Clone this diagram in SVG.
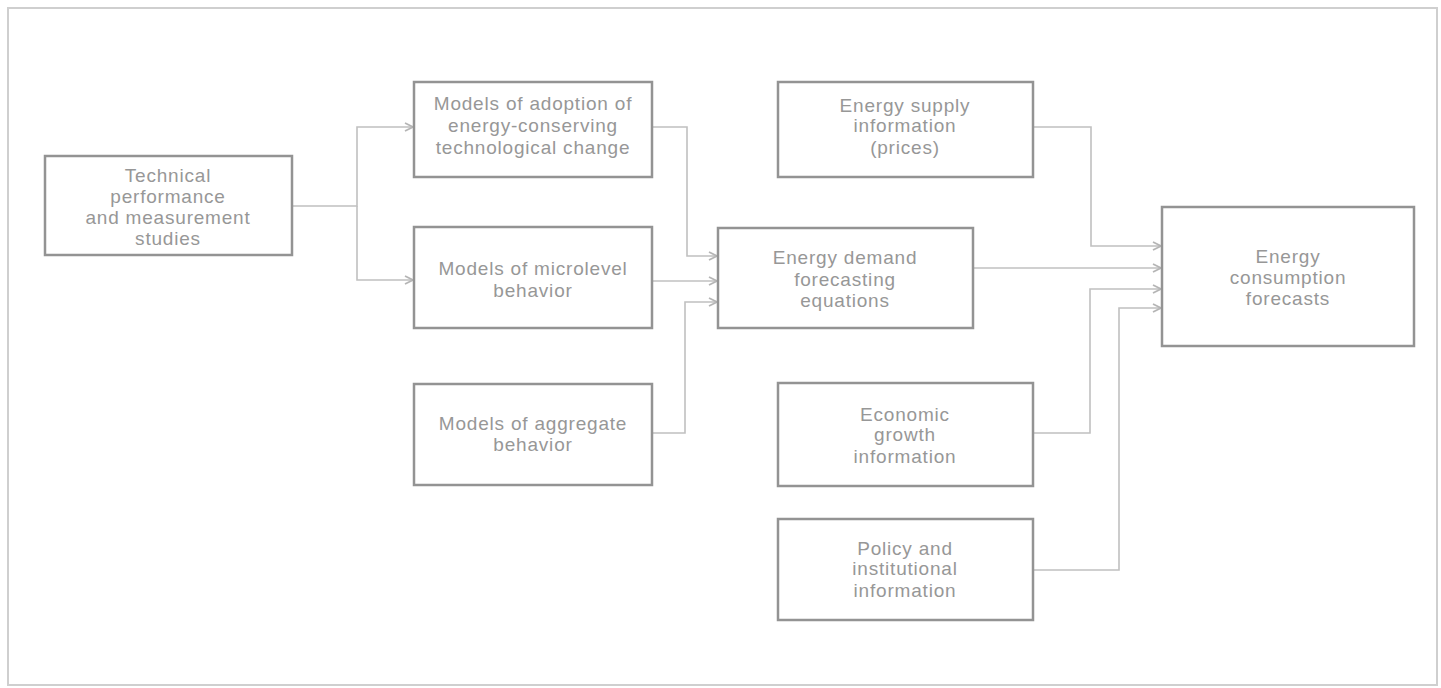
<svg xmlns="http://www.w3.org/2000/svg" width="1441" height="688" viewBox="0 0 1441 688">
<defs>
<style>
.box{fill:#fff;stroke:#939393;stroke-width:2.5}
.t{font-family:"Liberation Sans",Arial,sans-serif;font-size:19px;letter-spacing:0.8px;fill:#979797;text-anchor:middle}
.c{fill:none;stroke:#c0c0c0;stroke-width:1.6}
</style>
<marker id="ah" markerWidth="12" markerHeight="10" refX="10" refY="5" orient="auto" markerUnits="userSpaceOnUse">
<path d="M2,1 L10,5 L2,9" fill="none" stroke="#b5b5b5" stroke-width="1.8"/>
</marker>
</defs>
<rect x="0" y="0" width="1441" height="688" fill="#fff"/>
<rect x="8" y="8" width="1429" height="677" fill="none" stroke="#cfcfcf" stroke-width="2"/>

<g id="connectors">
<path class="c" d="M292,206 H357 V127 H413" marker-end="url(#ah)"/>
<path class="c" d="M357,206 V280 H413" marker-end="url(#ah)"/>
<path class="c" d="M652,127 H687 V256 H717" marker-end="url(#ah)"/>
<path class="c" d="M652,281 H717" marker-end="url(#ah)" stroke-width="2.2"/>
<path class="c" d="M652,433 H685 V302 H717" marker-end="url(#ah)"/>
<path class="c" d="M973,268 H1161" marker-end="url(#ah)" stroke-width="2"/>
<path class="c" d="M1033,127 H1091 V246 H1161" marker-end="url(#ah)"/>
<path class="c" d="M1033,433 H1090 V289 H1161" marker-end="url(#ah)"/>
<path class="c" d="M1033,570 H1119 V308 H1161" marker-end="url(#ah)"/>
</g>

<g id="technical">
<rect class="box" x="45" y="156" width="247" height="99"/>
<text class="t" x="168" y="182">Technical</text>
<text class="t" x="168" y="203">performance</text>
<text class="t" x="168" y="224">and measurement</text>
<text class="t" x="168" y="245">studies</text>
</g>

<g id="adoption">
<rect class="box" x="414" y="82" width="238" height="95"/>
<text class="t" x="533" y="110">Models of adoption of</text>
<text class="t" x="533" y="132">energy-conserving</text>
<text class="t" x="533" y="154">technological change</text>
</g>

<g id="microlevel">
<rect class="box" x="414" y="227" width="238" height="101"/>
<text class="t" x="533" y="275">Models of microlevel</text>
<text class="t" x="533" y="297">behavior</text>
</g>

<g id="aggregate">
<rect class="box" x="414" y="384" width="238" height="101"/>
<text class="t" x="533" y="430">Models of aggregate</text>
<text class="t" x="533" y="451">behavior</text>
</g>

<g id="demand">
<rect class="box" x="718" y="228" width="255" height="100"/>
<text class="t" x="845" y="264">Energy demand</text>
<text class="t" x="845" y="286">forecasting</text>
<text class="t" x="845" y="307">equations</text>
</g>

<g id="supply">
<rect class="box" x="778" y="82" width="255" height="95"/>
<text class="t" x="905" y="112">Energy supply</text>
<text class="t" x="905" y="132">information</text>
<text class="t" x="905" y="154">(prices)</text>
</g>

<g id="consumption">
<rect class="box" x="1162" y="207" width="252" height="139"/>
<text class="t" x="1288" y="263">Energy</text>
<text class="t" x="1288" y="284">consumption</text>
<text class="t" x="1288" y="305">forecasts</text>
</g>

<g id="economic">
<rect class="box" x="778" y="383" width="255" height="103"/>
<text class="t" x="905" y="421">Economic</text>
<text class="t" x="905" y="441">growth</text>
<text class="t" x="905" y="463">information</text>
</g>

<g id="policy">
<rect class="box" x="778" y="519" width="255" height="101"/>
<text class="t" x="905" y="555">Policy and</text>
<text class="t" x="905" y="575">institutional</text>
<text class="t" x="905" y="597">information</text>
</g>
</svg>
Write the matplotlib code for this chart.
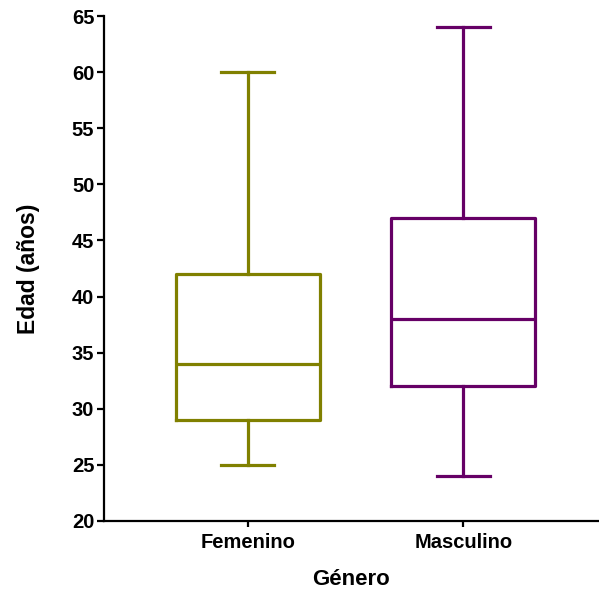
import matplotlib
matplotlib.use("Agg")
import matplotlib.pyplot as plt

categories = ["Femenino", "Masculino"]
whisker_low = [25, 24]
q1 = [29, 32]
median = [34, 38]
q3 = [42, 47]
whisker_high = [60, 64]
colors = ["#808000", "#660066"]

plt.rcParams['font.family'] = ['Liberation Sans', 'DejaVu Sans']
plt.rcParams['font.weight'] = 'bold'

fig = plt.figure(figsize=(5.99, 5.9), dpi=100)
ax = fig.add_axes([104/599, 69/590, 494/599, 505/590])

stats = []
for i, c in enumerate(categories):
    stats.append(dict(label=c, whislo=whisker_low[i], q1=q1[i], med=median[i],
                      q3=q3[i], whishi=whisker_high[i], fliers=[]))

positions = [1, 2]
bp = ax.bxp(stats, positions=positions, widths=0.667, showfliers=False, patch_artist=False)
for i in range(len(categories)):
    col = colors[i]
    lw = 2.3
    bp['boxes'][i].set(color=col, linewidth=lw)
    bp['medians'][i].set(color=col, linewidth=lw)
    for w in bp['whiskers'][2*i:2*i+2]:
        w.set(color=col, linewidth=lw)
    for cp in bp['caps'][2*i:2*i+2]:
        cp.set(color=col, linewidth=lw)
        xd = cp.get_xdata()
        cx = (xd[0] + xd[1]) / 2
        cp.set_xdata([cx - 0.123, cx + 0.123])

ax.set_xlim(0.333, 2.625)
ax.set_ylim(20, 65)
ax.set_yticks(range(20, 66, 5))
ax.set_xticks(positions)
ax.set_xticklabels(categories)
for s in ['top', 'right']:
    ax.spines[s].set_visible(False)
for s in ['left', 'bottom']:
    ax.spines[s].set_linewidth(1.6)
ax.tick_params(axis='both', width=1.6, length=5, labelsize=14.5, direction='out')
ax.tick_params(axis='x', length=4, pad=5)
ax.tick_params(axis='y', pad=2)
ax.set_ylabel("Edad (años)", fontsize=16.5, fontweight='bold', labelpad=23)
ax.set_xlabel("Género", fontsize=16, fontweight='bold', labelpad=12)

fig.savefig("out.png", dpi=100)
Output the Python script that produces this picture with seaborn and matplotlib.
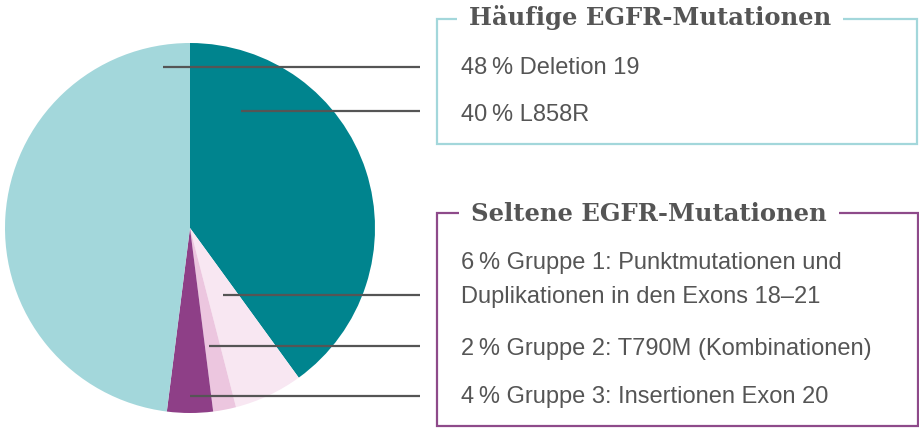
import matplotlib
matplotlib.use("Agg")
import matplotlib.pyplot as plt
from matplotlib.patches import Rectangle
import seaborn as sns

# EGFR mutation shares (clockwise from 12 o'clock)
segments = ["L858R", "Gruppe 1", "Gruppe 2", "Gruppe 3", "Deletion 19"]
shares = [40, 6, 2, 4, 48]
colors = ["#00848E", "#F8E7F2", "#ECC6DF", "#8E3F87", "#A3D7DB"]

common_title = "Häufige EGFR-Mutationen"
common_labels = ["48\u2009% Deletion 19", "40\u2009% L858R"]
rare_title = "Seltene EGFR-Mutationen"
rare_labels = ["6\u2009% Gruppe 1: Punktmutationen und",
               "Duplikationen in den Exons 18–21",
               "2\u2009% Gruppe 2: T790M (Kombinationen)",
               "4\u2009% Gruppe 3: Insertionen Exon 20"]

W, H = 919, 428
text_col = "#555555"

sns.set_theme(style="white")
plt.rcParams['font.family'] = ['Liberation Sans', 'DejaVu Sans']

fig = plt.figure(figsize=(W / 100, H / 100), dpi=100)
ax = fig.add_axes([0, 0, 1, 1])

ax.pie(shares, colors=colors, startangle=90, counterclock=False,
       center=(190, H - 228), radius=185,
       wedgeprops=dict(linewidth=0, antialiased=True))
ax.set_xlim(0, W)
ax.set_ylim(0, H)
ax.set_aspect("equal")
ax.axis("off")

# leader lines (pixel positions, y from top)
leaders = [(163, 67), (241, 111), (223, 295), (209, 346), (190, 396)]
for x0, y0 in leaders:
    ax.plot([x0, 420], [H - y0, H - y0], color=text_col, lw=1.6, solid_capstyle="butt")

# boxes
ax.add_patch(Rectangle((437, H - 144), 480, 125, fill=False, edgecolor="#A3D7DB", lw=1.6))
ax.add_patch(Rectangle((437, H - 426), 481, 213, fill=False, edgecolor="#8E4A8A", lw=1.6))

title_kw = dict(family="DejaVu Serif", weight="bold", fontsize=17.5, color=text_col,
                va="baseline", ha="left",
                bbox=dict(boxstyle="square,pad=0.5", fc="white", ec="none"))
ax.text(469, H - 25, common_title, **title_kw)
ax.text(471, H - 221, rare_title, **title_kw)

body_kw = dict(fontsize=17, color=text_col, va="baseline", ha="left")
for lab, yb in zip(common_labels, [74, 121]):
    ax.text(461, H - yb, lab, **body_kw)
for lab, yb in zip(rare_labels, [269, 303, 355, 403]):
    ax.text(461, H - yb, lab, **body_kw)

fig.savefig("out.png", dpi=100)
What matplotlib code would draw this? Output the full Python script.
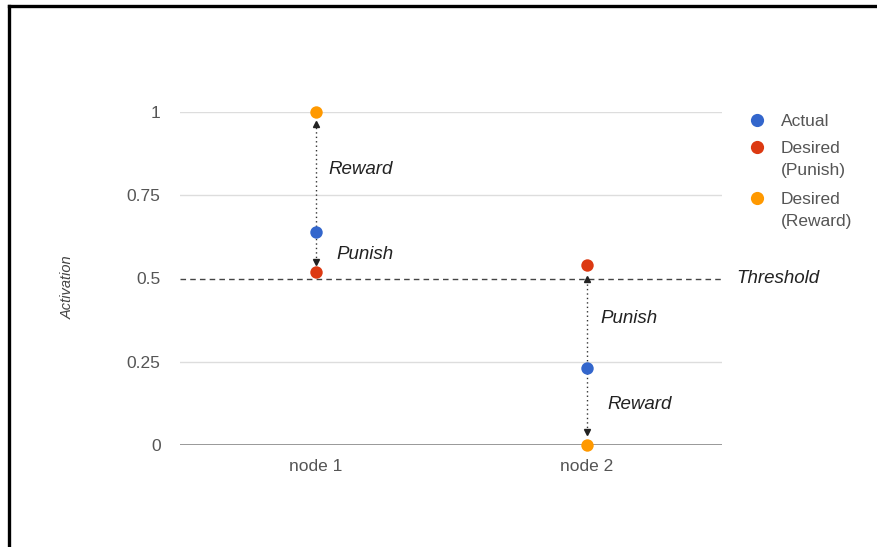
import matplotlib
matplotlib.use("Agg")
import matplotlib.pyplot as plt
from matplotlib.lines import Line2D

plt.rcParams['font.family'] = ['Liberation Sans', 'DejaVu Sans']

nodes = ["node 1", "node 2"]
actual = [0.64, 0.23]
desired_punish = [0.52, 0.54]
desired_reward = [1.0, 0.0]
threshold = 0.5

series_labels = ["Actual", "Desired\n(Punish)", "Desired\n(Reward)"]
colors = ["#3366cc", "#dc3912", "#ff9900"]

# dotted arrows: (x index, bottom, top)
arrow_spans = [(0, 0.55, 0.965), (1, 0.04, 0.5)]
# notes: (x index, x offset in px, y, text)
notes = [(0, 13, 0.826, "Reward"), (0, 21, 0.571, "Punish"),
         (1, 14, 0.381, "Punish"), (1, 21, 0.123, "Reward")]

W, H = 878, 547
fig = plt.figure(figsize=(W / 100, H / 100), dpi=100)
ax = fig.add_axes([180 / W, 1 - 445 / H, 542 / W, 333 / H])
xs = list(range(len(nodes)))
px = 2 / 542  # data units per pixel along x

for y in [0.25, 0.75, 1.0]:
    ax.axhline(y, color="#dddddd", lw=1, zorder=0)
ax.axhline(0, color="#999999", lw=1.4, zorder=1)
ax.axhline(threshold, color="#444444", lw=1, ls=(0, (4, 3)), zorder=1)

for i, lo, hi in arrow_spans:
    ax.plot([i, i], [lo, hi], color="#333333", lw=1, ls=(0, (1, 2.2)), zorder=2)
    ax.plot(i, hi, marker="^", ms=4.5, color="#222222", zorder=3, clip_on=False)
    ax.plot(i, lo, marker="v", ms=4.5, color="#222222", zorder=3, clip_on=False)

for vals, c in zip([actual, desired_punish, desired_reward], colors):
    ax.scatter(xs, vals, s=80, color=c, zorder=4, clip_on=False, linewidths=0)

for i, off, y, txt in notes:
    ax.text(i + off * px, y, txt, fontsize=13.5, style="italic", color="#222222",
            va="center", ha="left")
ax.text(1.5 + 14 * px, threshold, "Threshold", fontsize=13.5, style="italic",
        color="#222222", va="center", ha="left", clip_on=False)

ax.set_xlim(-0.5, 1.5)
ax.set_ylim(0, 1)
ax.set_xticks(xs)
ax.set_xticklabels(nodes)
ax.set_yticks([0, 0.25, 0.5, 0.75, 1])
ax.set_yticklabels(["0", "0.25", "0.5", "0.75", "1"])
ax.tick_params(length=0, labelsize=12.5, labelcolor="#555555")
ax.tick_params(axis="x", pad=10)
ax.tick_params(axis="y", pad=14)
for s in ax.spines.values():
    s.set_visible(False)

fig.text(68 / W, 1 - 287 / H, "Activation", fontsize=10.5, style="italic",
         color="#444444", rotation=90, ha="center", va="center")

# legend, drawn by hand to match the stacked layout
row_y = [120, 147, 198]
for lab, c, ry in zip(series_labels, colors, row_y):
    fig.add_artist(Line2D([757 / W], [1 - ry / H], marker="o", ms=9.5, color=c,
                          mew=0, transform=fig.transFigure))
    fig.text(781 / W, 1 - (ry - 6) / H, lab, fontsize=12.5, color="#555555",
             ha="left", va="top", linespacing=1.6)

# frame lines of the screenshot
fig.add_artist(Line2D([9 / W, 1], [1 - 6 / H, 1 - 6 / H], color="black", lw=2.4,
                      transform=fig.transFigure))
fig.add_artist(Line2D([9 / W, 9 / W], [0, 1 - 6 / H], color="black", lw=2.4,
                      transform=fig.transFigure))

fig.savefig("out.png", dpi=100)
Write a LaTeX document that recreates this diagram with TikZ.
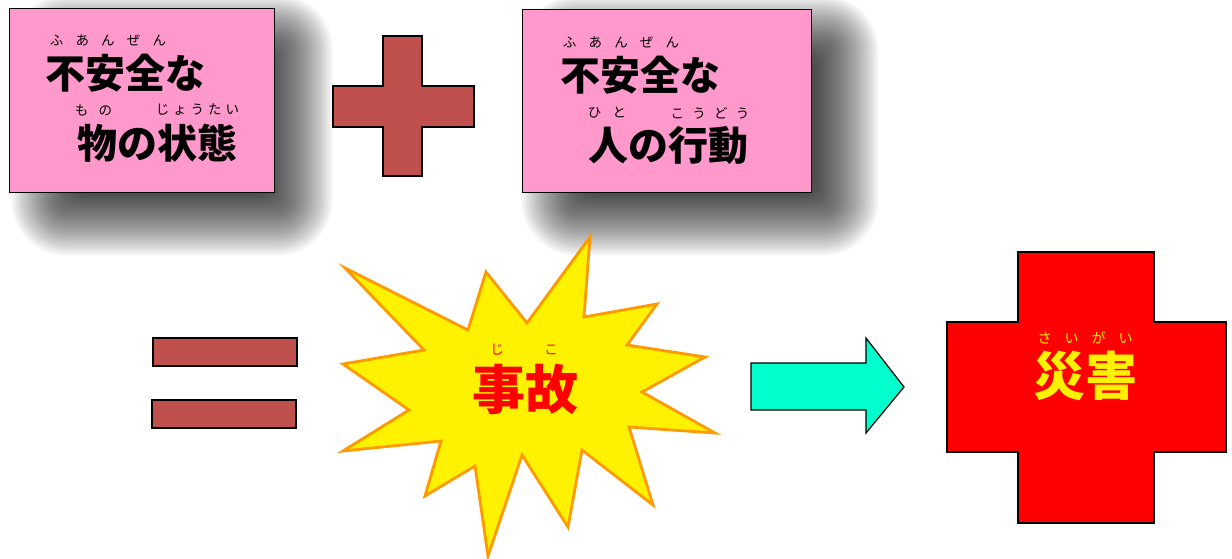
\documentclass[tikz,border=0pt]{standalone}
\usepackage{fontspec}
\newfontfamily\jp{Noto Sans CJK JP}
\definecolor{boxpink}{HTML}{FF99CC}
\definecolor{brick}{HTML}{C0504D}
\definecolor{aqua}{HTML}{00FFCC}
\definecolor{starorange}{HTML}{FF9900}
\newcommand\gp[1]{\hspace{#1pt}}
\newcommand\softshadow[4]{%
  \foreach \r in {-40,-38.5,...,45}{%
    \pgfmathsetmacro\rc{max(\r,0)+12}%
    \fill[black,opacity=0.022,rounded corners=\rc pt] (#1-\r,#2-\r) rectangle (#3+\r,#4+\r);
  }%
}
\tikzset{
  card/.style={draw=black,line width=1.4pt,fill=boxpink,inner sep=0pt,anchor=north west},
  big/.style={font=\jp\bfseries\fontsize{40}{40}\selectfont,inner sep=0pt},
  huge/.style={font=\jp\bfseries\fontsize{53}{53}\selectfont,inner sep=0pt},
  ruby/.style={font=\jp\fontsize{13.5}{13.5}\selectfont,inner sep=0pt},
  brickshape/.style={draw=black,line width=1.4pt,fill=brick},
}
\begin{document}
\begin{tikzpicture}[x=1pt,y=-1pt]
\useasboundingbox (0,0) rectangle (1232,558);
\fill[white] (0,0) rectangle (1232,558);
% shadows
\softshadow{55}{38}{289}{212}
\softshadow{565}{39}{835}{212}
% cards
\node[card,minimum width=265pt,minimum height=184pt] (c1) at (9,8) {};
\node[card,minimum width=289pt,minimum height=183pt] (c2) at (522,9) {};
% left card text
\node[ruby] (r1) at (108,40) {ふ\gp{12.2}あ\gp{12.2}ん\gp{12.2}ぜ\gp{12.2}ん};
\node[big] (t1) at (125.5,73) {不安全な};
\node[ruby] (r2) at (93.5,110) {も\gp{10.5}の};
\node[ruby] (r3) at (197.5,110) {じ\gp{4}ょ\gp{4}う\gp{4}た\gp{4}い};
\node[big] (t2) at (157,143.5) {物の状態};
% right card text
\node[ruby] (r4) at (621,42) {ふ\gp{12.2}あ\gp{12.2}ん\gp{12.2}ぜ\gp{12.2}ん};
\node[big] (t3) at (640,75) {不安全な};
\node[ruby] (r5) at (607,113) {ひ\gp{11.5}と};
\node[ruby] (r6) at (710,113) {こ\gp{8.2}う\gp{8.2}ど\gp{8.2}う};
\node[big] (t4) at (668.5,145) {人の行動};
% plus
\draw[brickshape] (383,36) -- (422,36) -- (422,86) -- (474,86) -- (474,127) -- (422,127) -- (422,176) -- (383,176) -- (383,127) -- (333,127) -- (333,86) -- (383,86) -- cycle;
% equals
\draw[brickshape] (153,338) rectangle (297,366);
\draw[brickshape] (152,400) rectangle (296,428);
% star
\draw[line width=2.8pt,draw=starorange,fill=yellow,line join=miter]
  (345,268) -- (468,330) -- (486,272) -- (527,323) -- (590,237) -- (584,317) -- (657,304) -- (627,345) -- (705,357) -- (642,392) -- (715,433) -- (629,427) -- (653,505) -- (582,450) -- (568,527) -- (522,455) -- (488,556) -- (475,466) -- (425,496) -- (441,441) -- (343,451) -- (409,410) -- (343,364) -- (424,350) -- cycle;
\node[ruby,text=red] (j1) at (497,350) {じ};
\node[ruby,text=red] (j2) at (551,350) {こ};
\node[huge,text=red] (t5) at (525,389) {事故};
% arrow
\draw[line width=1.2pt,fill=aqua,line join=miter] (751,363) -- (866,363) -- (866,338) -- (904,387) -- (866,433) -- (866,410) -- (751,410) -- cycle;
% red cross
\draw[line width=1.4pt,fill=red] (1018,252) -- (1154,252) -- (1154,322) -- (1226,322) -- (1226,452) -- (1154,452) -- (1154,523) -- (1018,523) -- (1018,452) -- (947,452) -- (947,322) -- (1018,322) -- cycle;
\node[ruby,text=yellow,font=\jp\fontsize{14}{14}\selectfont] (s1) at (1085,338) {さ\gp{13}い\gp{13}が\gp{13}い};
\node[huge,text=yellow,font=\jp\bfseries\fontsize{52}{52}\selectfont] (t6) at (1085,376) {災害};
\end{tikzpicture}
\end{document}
++++++++++++++++++++
» **REQUIRED WORK**: Say how many lines have the string "code" in them, offering no words beyond the number.

» **CORRECT RESPONSE**: 2